The marginal consumer gets no surplus. He is barely compensated for the sacrifice he makes. All above him who desire the article more intensely or who have more ample means to purchase, are assumed to get more satisfaction than they really pay for.
11. A Yankee auction.—An auction is a device adopted by the seller to circumvent the law of diminishing utility and destroy the consumer's surplus. In a market uniform prices prevail. A seller cannot ask a high price of one buyer and a low price of another unless he is willing to lose standing among his customers. But at an auction the buyers are shrewdly put into competition with one another and out of each buyer is coaxed the price which he is willing to pay.
In rural districts, especially in New England, auctions of household goods and farm implements always attract crowds from many miles around, some intending to buy, others seeking diversion. When a farmer advertises an auction of his property, his neighbors sometimes utilize the auction to dispose of surplus furniture and china, having discovered that in this way they can get better prices than if they try to sell their stuff at a fixed price.
Let us suppose that Ezekiel Jones announces an auction of his household belongings and that a grand-father's clock is listed on the bill. Let us suppose also that three men go to that auction with their minds made up to bid for that clock. One has been urged by his fiancee to buy it for their new home, and he has resolved to bid up to $75 rather than not get it. The wife of the second has expressed a desire for it and he has fixed the limit of his bidding at $50. The mother-in-law of the third has expressed a desire for the clock and he has resolved to bid at least $25 for it.
So when the clock is brought forth the third man starts the bidding at $10; the second raises him to $15, and the first goes up to $20. The first goes to $25, then drops out as the two other bidders push the price on up to $50; then the second man drops out, and the first man has no competition except perhaps the bidding of a shrewd confederate of the auctioneer, who may push the price up to $75, at which the clock goes to the man who wants to please his sweetheart.
Half an hour later, let us suppose, a second clock is brought forth, just like the first. Again there is lively bidding, but the man who has bought a clock takes no part. To his disgust he sees the second clock, which is quite as fine as his own, knocked down at $50. Then suppose that half an hour later a third clock of the same sort is brought out. There is only one man in the crowd who wants it, but by the aid of the auctioneer's confederate he may be forced to bid up to $25.
Thus the three clocks are sold for a total of $150, whereas if they had been price-marked and sold as in a market, each having the same price, that price could not have been above $25, for at a higher price only two of the clocks would have been sold. In this and in other ways a shrewd auctioneer can always earn his fee.
12. Economic life of commodities.—The reader may object to the foregoing illustration as not being pertinent because the farmer might have priced the three clocks at $50 each, sold two of them, and then have taken in more money than by selling all three at $25 apiece. He might better, it will be said, have sold two clocks at $50 apiece and kept possession himself of one clock.
This objection or criticism overlooks the fact that virtually all goods are now made to be sold and that there is a definite period during which they must be sold.

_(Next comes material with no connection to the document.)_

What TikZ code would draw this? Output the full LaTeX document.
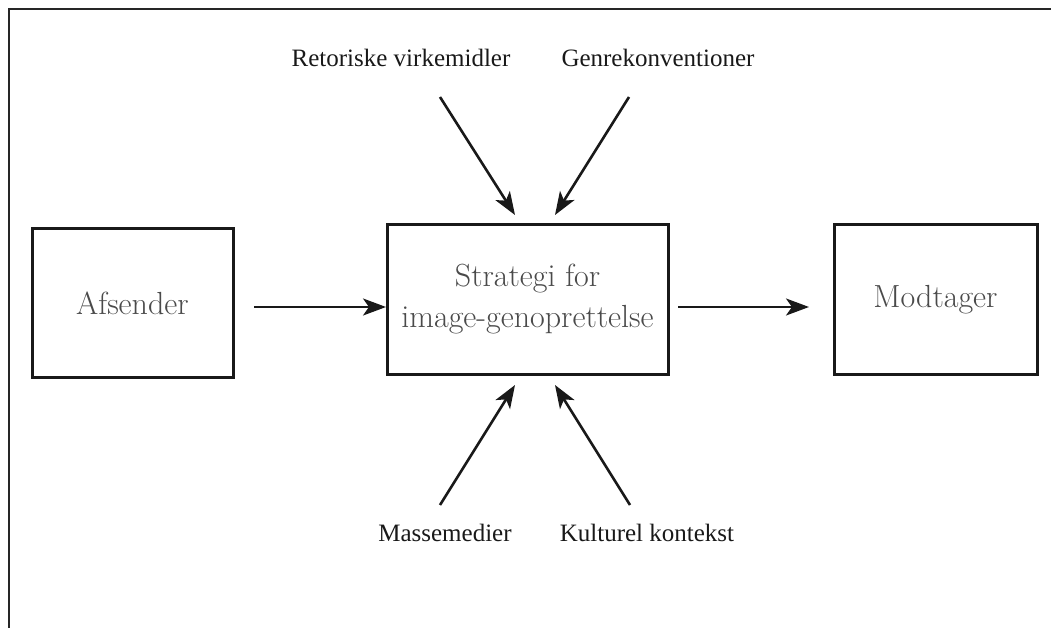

In the case of the Yankee auction we assumed that the goods must all be sold on a single day and showed that the sale by auction was more effective than a sale by fixed price. A similar assumption can be made with respect to all commodities.
By the economic life of a commodity is meant the period during which it retains its utility and is there-fore in demand. The economic life of berries and other fruit is very brief they must be sold within a few days after picking or their utility will vanish, a fact which accounts for the bargain prices for fruits on Saturday evenings. The utility of some other goods depends on the seasons, lasting only a few months; hence the bargain prices for summer goods late in August. The utility of yet other goods is due to fashion, and fashion is a capricious goddess; things that please her today have no charm tomorrow.
There are many other reasons why goods must be sold within a definite period. The most important one is the producer's need for the restoration of the capital which he has paid out in the hire of labor and in the purchase of raw materials. His bank will carry him for a time, but that means the payment of interest and is expensive. Whether his goods are perishable or not, he wants back the value which is tied up in them, and he would rather sell at some sacrifice than become too heavy a debtor at the bank.
In some measure, therefore, the consumer holds the whip-hand in the fixing of prices. He is not obliged to buy any particular article, yet the producer in a way is obliged to sell. For this reason the marginal consumer becomes a personage of exceedingly great importance in any industry.
13. The market price.—Furthermore, in contrasting the Yankee auction with existing business conditions, the reader should take note of the fact that in an ordinary market many sellers are competing with one another and that no one of them is able to fix the market price, whereas at the auction there was an apparent lack of competition among the sellers. Ezekiel may have kept the $75 received from his clock, but he may have agreed with the owners of the two other clocks to divide the proceeds of their sale evenly between them.
In a market there are no such agreements and no such differences in price. At any particular time the market price of any commodity tends toward that figure which in the judgment of the shrewdest buyers and sellers will hold the custom of the marginal consumer. If sales are slower than was expected it is known that the price must be lowered in order that less eager buyers may be brought into the market. On the other hand, if sales are unusual in volume, here and there a dealer tries an advance of prices, utilizing the competition of buyers with one another, but seeking to dispose of his entire stock before a contrary price movement sets in.
Thus market prices are the product of various and conflicting forces and desires, and among these the marginal consumer is one of the most important. The position and power of the producer we will consider in the next chapter.
What are consumable goods and what gives them their utility? Show by an illustration what you understand by marginal utility.
The subjective value of an article as the economist conceives it and the exchange value which the business man understands tend to decline at the same time. Why?
Who is the marginal consumer and why is he so important in the business world?
What is the consumer's surplus? Why is the purchaser at an auction sale likely to lose a part or all of this surplus?
What essential advantage does the ordinary market have over an auction sale? What determines that advantage?